This is very exciting – an interdisciplinary day conference on touch at the Nouvelle Sorbonne in Paris, organized by Dr. Caroline Pollentier, and the launch of the Touch, Arts, Affects (TACT) network.
There are talks throughout the day by touch scholars and artists, and I’m giving the Keynote at the end of the day, ‘Social Touch and its Futures: Tales of Haptic and Affective Loops’ with a Response by Catherine Pélachaud (CNRS, Institute of Intelligent Systems and Robotics).
Here’s some information from the event website, which you should consult for further details including the full timetable, abstracts, and location details:
This seminar proposes to explore the elusive experience of being touched from a transdisciplinary perspective. Touch and affect are entangled in the “metaphors we live by” (George Lakoff and Mark Johnson, 1980). In revaluing experiences of tactility, haptic studies have detected “more affective and metaphorical forms” of “deep touch” across discourses, practices, and technologies (Mark Paterson, 2007). Recent research in neuroscience has alternatively identified affective touch as distinct behavioural and neural mechanisms ranging from social thermoregulation to stress regulation (India Morrison, 2016). Whether approached as a socially constructed metaphorical medium or as physical, biological, and neural phenomena, the sense of touch mobilises multiple affects and emotions.
The first goal of this seminar will be to interrogate these affective ecologies of touch across a range of disciplines and methodologies—literature, sociology, philosophy, linguistics, arts and media, neuroscience, robotics. How is one touched by a hand, a crowd, by literary texts, needles, films, digital images, and robots? How can artworks, like haptic media, convey the sensation of being touched from a distance, or “being touched as if from the inside,” according to Toni Morrison, quoted by Hans Ulrich Gumbrecht? From mid-nineteenth century psycho-physiological experiments to the current pandemic, the experience of being touched, at once immediate and mediated, has not only taken on many forms, meanings, and resonances, but has also increasingly become a virtual mode of being-in-common.

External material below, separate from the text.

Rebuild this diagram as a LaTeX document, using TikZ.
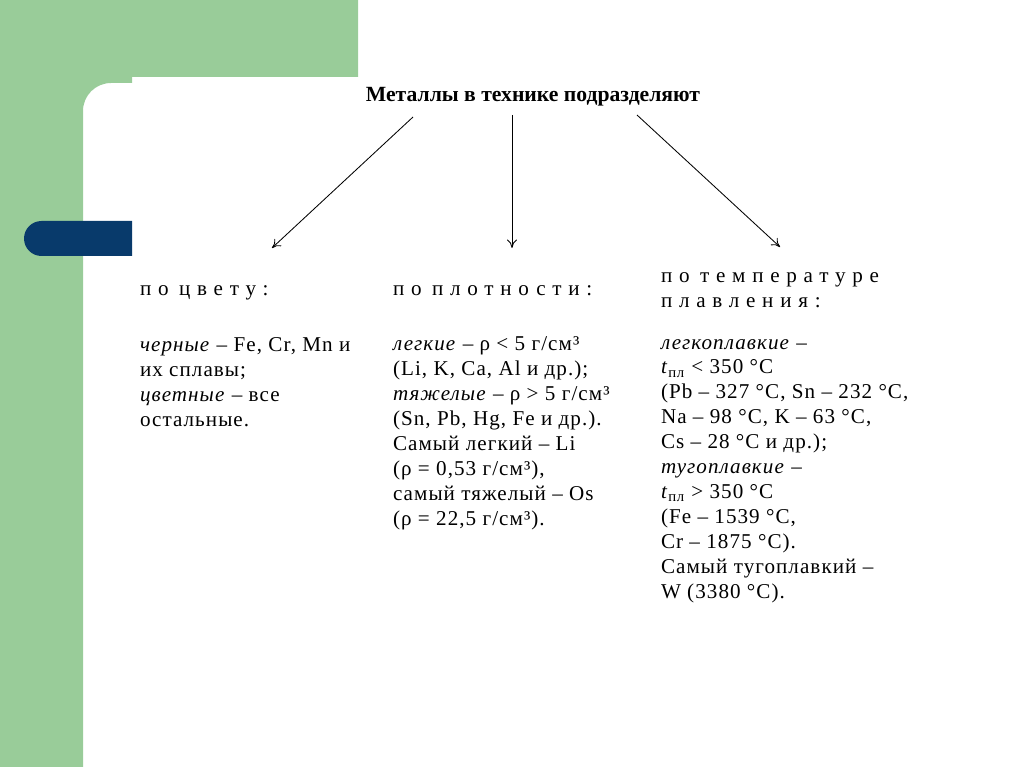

The second goal of this seminar will be to revaluate the tactile and affective paradigm of passivity. According to J. J. Gibson’s canonical distinction between active touch and passive touch in “Observations on Active Touch” (1962), touch is passive when it is “receptive” and brought about by “some outside agency.” Conversely, haptic sensing is defined by an emphasis on active touch, whereby “the sensory information a person receives does not come from just passive contact but from actively exploring the environment” (Lynette A. Jones, 2018). What happens to agency in the experience of affective touch? In Touching Feeling: Affect, Pedagogy, Performativity (2003), Eve Sedgwick coupled affect with texture within the framework of performative theory. Could pathos be reconsidered at the intersection of active and passive? This study day seeks to revalue the singularity and potentialities of passive touch, foregrounding the bidirectionality of touch of a way of rethinking categories of agency, action, and actant.
This study day will serve as the launch for the TACT network (Touch, Arts, Affects) which aims at leading transdisciplinary research on touch and haptics in the arts.